* Listed records

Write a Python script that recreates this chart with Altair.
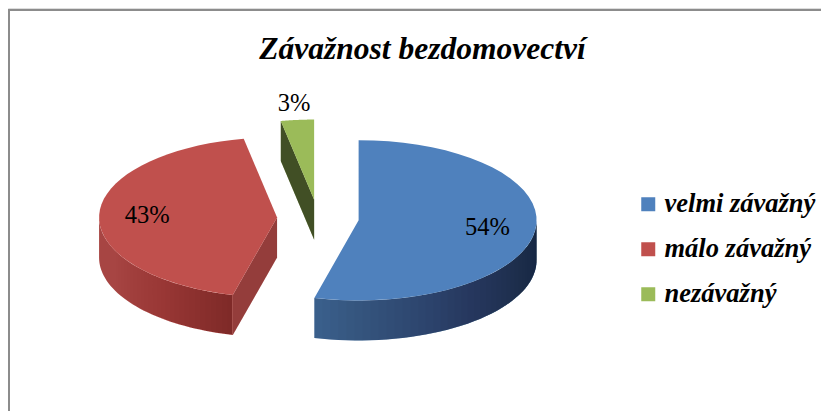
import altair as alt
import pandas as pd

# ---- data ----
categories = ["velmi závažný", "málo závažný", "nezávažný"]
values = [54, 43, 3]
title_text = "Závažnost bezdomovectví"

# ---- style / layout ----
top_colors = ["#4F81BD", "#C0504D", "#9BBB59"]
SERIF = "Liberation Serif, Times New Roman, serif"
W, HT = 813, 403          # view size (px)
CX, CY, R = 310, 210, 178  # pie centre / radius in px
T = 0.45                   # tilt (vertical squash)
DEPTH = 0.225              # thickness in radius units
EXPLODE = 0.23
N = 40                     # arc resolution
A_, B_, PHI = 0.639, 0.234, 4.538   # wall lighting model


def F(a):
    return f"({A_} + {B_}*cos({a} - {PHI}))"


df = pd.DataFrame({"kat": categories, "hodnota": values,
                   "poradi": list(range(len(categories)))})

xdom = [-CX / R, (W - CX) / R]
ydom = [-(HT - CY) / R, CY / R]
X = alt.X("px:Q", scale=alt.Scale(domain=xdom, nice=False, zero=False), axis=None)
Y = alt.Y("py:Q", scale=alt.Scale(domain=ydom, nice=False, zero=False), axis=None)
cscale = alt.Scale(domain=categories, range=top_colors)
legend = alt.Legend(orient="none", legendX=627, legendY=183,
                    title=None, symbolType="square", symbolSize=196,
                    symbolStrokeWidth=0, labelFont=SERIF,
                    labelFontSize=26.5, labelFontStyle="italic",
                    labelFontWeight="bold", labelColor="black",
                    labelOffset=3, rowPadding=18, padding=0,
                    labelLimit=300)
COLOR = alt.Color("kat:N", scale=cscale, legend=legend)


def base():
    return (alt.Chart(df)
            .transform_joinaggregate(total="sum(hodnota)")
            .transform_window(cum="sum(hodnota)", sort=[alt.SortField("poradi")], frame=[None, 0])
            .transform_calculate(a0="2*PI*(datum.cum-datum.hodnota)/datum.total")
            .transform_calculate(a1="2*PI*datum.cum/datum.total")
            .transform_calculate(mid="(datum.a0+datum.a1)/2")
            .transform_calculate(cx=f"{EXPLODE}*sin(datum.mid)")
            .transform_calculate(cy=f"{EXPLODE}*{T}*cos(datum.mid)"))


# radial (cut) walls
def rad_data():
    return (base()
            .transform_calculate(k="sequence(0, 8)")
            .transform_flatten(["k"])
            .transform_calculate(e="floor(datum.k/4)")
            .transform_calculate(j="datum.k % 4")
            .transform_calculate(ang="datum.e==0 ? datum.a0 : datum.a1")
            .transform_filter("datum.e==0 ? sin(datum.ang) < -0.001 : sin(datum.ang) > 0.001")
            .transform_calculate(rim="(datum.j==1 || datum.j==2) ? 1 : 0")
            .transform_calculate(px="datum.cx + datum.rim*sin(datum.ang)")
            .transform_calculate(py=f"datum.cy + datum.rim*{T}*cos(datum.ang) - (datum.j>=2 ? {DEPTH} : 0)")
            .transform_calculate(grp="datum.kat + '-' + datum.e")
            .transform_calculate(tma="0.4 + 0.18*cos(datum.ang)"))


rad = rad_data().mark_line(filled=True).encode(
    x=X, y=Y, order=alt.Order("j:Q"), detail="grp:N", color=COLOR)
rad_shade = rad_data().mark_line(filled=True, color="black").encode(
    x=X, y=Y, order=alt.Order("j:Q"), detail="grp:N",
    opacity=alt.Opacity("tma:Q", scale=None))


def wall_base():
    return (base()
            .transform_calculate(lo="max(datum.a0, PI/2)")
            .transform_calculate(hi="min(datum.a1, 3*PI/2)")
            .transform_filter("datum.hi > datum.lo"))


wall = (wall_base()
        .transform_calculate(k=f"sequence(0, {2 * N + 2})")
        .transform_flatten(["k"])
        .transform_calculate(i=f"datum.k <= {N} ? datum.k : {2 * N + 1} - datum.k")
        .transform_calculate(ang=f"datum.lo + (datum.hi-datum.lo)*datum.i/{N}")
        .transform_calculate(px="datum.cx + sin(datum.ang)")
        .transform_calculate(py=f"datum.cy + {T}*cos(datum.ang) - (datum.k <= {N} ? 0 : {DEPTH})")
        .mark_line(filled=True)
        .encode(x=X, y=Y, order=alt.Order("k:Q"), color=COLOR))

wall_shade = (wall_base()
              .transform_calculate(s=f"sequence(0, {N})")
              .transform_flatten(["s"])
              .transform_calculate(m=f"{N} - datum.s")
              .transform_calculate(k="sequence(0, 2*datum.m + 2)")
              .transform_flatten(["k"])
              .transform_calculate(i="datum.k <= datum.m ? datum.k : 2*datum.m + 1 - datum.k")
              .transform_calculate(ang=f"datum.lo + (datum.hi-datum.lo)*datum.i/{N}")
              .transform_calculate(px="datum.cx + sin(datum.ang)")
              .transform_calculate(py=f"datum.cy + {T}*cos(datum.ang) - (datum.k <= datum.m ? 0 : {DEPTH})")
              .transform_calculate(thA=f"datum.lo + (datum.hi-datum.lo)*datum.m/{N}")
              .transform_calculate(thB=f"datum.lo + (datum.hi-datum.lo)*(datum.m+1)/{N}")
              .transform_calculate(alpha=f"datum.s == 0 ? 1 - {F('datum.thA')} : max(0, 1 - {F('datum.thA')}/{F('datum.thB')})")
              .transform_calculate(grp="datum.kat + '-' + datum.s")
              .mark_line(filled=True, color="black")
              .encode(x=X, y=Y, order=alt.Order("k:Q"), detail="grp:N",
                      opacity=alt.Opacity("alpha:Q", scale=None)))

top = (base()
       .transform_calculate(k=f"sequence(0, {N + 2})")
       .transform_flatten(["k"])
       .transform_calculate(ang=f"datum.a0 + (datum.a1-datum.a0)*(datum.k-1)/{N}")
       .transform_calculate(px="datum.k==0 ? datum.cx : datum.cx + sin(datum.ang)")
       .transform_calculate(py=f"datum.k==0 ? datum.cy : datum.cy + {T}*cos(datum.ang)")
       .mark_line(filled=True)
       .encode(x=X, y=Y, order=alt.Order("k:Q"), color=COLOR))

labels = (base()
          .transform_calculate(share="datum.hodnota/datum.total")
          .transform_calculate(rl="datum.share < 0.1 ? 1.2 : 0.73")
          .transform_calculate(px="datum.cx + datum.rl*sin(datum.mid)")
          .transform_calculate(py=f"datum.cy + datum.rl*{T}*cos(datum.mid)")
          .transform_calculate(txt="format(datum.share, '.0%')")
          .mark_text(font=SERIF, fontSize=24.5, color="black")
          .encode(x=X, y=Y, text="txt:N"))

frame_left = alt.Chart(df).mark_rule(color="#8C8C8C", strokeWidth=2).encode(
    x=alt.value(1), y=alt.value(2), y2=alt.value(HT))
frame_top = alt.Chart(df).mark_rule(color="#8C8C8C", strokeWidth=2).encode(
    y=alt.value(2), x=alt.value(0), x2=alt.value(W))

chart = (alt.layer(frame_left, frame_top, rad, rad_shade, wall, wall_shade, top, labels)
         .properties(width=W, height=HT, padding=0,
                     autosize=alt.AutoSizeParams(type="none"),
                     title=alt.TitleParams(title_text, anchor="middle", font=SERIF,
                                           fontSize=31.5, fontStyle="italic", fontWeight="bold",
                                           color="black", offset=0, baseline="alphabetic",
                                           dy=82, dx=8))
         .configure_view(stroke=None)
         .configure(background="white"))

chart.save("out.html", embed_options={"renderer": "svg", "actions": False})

...

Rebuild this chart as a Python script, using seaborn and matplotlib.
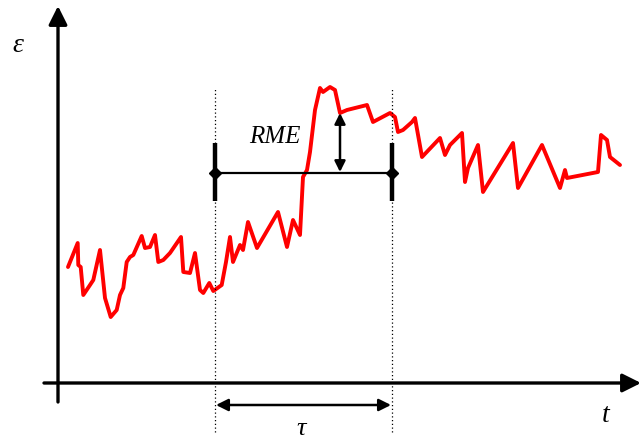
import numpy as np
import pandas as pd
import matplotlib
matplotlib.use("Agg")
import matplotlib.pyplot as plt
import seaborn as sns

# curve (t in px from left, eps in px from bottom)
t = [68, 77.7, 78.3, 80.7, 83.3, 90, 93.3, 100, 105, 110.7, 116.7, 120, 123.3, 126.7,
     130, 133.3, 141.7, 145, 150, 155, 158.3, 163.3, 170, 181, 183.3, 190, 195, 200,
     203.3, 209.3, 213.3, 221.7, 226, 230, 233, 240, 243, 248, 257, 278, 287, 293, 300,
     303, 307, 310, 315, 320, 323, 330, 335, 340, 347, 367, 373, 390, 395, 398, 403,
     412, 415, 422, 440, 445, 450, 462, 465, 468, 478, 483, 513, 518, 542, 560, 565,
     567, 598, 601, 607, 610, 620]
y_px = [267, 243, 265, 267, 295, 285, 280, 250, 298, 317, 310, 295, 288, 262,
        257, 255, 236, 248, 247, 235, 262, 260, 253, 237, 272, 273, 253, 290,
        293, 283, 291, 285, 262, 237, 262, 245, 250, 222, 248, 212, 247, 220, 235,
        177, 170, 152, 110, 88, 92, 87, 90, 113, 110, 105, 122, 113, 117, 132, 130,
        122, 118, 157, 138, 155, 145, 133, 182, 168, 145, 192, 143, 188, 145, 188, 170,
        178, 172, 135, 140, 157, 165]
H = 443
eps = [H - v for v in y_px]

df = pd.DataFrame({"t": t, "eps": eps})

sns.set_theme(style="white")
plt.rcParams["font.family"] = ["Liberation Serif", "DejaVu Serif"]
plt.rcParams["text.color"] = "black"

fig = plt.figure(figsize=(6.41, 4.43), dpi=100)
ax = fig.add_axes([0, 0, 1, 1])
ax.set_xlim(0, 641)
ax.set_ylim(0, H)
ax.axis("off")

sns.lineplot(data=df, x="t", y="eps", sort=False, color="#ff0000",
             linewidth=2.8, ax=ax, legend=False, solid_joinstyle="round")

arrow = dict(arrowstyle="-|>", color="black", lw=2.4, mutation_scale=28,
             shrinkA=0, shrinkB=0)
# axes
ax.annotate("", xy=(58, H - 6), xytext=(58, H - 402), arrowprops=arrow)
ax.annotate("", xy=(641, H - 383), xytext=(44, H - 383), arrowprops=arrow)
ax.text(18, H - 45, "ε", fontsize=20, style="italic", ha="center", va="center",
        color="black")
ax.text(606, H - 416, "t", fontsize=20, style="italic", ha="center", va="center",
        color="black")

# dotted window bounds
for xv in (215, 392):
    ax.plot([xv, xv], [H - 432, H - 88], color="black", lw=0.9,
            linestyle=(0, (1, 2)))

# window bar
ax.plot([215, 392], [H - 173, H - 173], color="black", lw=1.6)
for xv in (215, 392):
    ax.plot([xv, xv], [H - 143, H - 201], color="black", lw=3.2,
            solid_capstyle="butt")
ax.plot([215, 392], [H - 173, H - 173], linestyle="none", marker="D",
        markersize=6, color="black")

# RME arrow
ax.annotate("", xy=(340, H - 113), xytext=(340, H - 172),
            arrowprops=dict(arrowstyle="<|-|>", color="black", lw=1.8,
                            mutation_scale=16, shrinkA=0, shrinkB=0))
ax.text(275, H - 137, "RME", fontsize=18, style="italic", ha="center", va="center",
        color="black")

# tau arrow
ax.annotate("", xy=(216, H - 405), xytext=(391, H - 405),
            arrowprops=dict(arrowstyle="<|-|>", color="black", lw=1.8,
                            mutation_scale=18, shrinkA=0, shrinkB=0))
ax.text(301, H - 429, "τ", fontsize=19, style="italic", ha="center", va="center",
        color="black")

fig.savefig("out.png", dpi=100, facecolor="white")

* Short exercise
Start at the line containing "Rebuild this chart" and stop at the line containing "import seaborn as sns"; transcribe those lines exactly, skipping pictures.

* Result of the exercise
Rebuild this chart as a Python script, using seaborn and matplotlib.
import numpy as np
import pandas as pd
import matplotlib
matplotlib.use("Agg")
import matplotlib.pyplot as plt
import seaborn as sns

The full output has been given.